> AIM OF THE EXERCISE
From the first line of the listing below to the line with "import * as", print each line exactly, and nothing more. Leave out the pictures.

> DATASET CONTENT
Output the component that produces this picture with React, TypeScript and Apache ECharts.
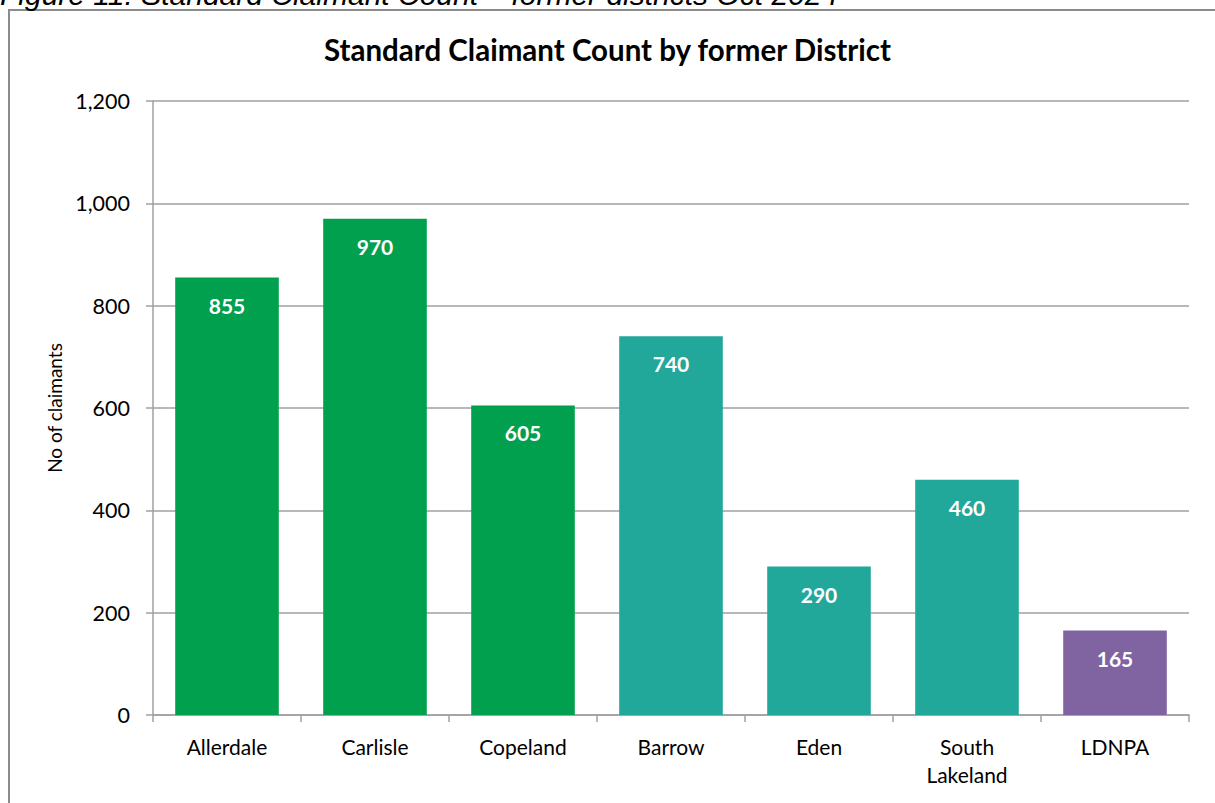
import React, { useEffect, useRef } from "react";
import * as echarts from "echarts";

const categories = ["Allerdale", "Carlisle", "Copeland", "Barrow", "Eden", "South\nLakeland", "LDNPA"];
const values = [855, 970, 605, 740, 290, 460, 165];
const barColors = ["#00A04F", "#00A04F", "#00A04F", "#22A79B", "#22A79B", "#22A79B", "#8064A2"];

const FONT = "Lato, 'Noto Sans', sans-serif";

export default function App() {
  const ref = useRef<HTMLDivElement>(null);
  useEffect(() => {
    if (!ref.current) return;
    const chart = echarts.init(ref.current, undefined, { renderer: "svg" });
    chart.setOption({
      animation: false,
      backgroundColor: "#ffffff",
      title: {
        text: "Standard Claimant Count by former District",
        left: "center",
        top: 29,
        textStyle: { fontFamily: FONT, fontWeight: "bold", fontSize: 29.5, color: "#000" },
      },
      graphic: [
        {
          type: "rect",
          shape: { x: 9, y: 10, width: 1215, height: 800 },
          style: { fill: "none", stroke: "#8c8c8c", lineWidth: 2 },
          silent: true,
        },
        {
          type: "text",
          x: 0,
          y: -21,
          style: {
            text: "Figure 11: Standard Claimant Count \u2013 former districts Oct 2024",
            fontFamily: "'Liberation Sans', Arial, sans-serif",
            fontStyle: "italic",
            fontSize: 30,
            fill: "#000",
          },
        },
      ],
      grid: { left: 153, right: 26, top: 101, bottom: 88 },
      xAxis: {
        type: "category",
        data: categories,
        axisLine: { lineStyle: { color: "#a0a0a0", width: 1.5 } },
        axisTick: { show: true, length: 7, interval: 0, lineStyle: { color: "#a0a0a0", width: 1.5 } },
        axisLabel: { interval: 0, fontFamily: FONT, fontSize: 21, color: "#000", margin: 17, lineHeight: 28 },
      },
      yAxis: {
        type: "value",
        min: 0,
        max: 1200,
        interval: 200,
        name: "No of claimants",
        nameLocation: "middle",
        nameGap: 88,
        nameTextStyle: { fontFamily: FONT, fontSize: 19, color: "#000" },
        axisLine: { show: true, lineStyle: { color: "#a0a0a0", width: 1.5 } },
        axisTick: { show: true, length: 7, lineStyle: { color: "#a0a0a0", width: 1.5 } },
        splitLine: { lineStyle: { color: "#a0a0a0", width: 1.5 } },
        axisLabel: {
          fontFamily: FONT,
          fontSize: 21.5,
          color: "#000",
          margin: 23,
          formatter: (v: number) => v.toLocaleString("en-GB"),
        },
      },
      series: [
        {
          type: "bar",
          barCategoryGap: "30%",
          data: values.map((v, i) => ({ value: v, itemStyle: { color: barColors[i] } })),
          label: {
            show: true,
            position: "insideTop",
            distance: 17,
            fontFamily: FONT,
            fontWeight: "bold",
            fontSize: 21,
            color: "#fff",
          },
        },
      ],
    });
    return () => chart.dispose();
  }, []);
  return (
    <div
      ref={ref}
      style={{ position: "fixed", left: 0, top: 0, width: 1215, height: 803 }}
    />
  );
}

> EXERCISE RESULT
Output the component that produces this picture with React, TypeScript and Apache ECharts.
import React, { useEffect, useRef } from "react";
import * as echarts from "echarts";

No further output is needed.